[Start of PROVIDED DATA]

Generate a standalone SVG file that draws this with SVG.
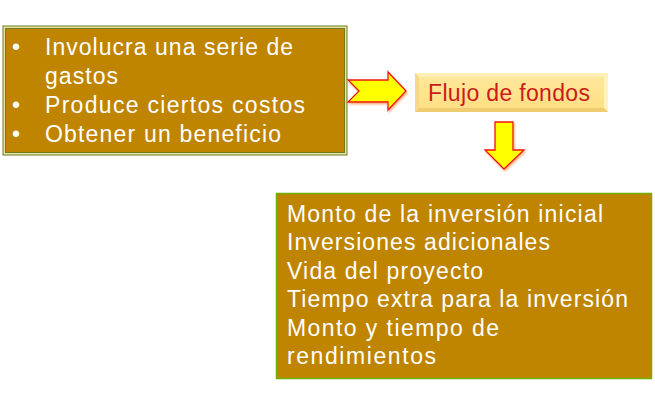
<svg xmlns="http://www.w3.org/2000/svg" width="655" height="416" viewBox="0 0 655 416">
<defs>
<style>
.t{font-family:"Liberation Sans",Arial,sans-serif;font-size:23px;fill:#ffffff}
.arr{fill:#ffff00;stroke:#ee1111;stroke-width:1.3}
</style>
<linearGradient id="fg" x1="0" y1="0" x2="0" y2="1">
<stop offset="0" stop-color="#ffe89a"/>
<stop offset="1" stop-color="#ffdf85"/>
</linearGradient>
<filter id="sh" x="-20%" y="-20%" width="150%" height="150%">
<feDropShadow dx="1" dy="1.5" stdDeviation="1" flood-color="#f08030" flood-opacity="0.7"/>
</filter>
</defs>
<rect width="655" height="416" fill="#ffffff"/>
<g id="box-caracteristicas">
<rect x="3" y="26" width="344" height="129" fill="#e6e2a8" stroke="#6f7d1c" stroke-width="1"/>
<rect x="5.5" y="28.5" width="339" height="124" fill="#bf8500" stroke="#6f7d1c" stroke-width="1"/>
<text class="t" x="12" y="55">•</text>
<text class="t" x="45" y="55" textLength="248" lengthAdjust="spacing">Involucra una serie de</text>
<text class="t" x="45" y="84" textLength="73" lengthAdjust="spacing">gastos</text>
<text class="t" x="12" y="113">•</text>
<text class="t" x="45" y="113" textLength="260" lengthAdjust="spacing">Produce ciertos costos</text>
<text class="t" x="12" y="142">•</text>
<text class="t" x="45" y="142" textLength="236" lengthAdjust="spacing">Obtener un beneficio</text>
</g>
<g id="box-flujo">
<rect x="415" y="73" width="193" height="39" fill="#fbe7a0"/>
<polygon points="415,73 608,73 604,77 419,77" fill="#fff0b8"/>
<polygon points="608,73 608,112 604,108 604,77" fill="#fff3c0"/>
<polygon points="415,112 608,112 604,108 419,108" fill="#f0cc70"/>
<polygon points="415,73 419,77 419,108 415,112" fill="#f5d888"/>
<rect x="419" y="77" width="185" height="31" fill="url(#fg)"/>
<text x="428" y="101" textLength="162" lengthAdjust="spacing" style="font-family:'Liberation Sans',Arial,sans-serif;font-size:23px;fill:#cc1a1a">Flujo de fondos</text>
</g>
<g id="box-elementos">
<rect x="276.5" y="193.5" width="375" height="185" fill="#bf8500" stroke="#72b000" stroke-width="1.5"/>
<text class="t" x="287" y="222" textLength="316" lengthAdjust="spacing">Monto de la inversión inicial</text>
<text class="t" x="287" y="250" textLength="263" lengthAdjust="spacing">Inversiones adicionales</text>
<text class="t" x="287" y="279" textLength="196" lengthAdjust="spacing">Vida del proyecto</text>
<text class="t" x="287" y="307" textLength="341" lengthAdjust="spacing">Tiempo extra para la inversión</text>
<text class="t" x="287" y="336" textLength="212" lengthAdjust="spacing">Monto y tiempo de</text>
<text class="t" x="287" y="364" textLength="149" lengthAdjust="spacing">rendimientos</text>
</g>
<g id="connectors">
<polygon class="arr" filter="url(#sh)" points="348,80 388,80 388,72 406,91 388,110 388,102 348,102 359,91"/>
<polygon class="arr" filter="url(#sh)" points="495,122 513,122 513,150 524,150 504,169 485,150 495,150"/>
</g>
</svg>
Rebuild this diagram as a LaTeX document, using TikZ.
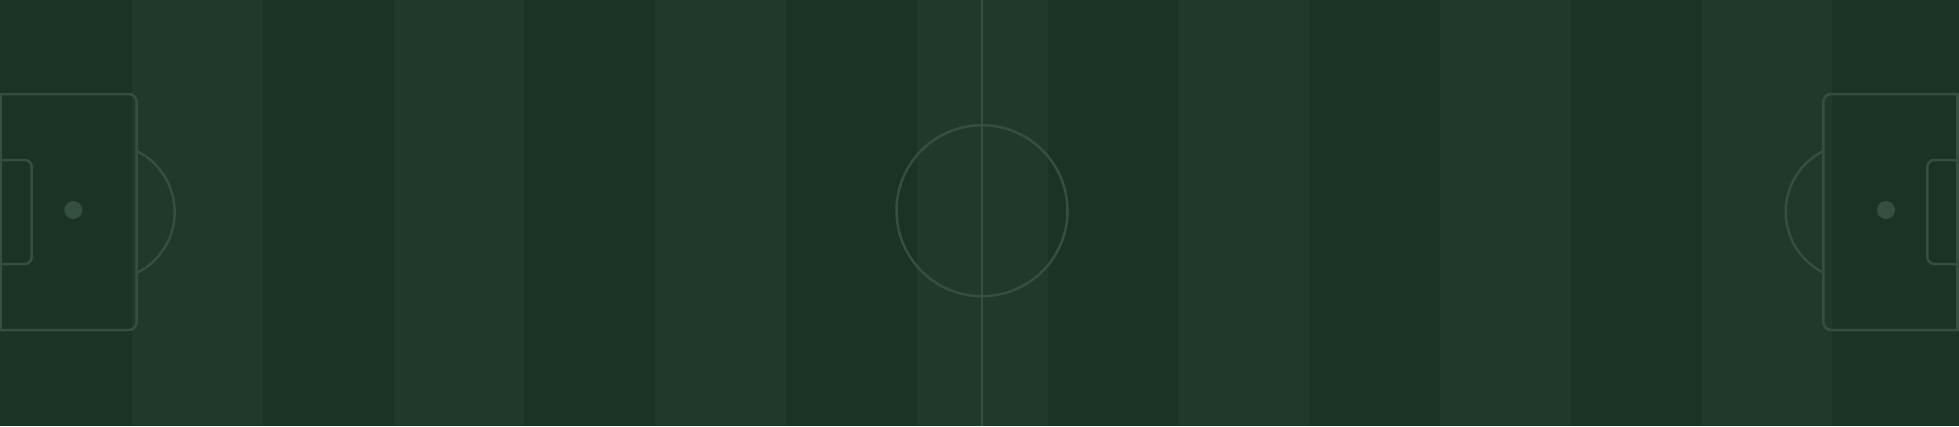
\documentclass[tikz,border=0pt]{standalone}
\usepackage{xcolor}
\usepackage{tikz}
\definecolor{grassdark}{RGB}{27,51,36}
\definecolor{grasslight}{RGB}{33,57,42}
\definecolor{pitchline}{RGB}{53,79,62}

\begin{document}
\begin{tikzpicture}[x=0.01cm, y=-0.01cm,
    mark line/.style={draw=pitchline, line width=0.025cm},
    spot/.style={fill=pitchline}]

\useasboundingbox (0,0) rectangle (1959,426);
\clip (0,0) rectangle (1959,426);

% grass stripes
\fill[grassdark] (0,0) rectangle (1959,426);
\foreach \i in {1,3,...,13} {
    \pgfmathsetmacro{\xs}{1.2+130.8*\i}
    \fill[grasslight] (\xs,0) rectangle ++(130.8,426);
};

\coordinate (c) at (982,210.7);
\coordinate (ls) at (73.3,210);
\coordinate (rs) at (1886,210);

% halfway line and centre circle
\draw[mark line] (982,0) -- (982,426);
\draw[mark line] (c) circle[radius=85.5];

% left end
\draw[mark line, rounded corners=0.08cm] (0,94) -- (136.7,94) -- (136.7,330) -- (0,330);
\draw[mark line] (1.2,94) -- (1.2,330);
\draw[mark line, rounded corners=0.07cm] (0,160) -- (31.7,160) -- (31.7,264) -- (0,264);
\draw[mark line] (136.7,151) arc[start angle=-63.8, end angle=63.8, radius=68];
\fill[spot] (ls) circle[radius=9];

% right end
\draw[mark line, rounded corners=0.08cm] (1959,94) -- (1823.3,94) -- (1823.3,330) -- (1959,330);
\draw[mark line] (1957.5,94) -- (1957.5,330);
\draw[mark line, rounded corners=0.07cm] (1959,160) -- (1927.3,160) -- (1927.3,264) -- (1959,264);
\draw[mark line] (1823.3,151) arc[start angle=-116.6, end angle=-243.4, radius=68];
\fill[spot] (rs) circle[radius=9];

\end{tikzpicture}
\end{document}
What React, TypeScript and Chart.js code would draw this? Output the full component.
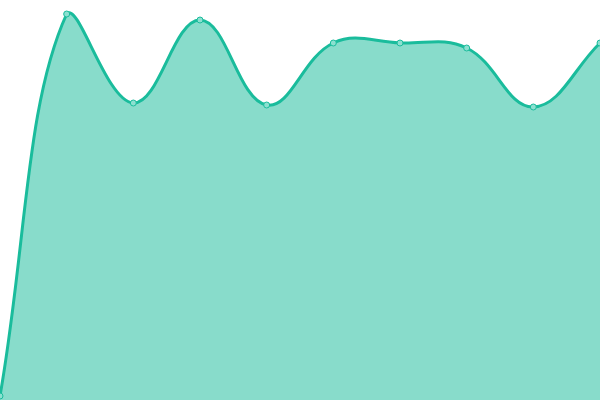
import { Chart, registerables } from 'chart.js'
import { useEffect, useRef } from 'react'

Chart.register(...registerables)

// 数据
const labels = ['1', '2', '3', '4', '5', '6', '7', '8', '9', '10']
const values = [1, 96.5, 74.25, 95, 73.75, 89.25, 89.25, 88, 73.25, 89.25]

const App = () => {
  const chartRef = useRef<HTMLCanvasElement | null>(null)

  useEffect(() => {
    const ctx = chartRef.current?.getContext('2d')
    if (!ctx) return

    const chart = new Chart(ctx, {
      type: 'line',
      data: {
        labels: labels,
        datasets: [
          {
            label: 'series',
            data: values,
            borderColor: '#1abc9c',
            backgroundColor: 'rgba(26, 188, 156, 0.52)',
            borderWidth: 3,
            fill: true,
            tension: 0.4,
            pointRadius: 3,
            pointBorderWidth: 1,
            pointBackgroundColor: '#8ce0d0',
            pointBorderColor: '#1abc9c'
          }
        ]
      },
      options: {
        responsive: true,
        maintainAspectRatio: false,
        animation: false,
        layout: { autoPadding: false, padding: 0 },
        plugins: {
          legend: { display: false },
          tooltip: { enabled: false }
        },
        scales: {
          x: { display: false },
          y: { display: false, min: 0, max: 100 }
        }
      }
    })

    return () => {
      chart.destroy()
    }
  }, [])

  return (
    <div style={{ position: 'fixed', left: 0, top: 0, width: 600, height: 400, background: '#fff' }}>
      <canvas ref={chartRef} />
    </div>
  )
}

export default App
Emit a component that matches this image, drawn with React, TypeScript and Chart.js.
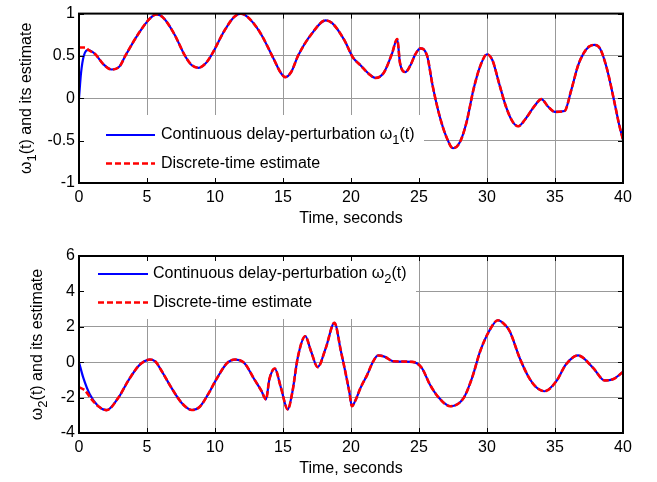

[End of PROVIDED DATA]

Only the lines starting at the line with "What React, TypeScript" and ending at the line with "if (!ctx) return" should be printed again, exactly and with both ends kept; omit the pictures.

**FINAL ANSWER**
What React, TypeScript and Chart.js code would draw this? Output the full component.
import { Chart, registerables } from 'chart.js'
import { useEffect, useRef } from 'react'

Chart.register(...registerables)

// 数据
const labels = ['1', '2', '3', '4', '5', '6', '7', '8', '9', '10']
const values = [1, 96.5, 74.25, 95, 73.75, 89.25, 89.25, 88, 73.25, 89.25]

const App = () => {
  const chartRef = useRef<HTMLCanvasElement | null>(null)

  useEffect(() => {
    const ctx = chartRef.current?.getContext('2d')
    if (!ctx) return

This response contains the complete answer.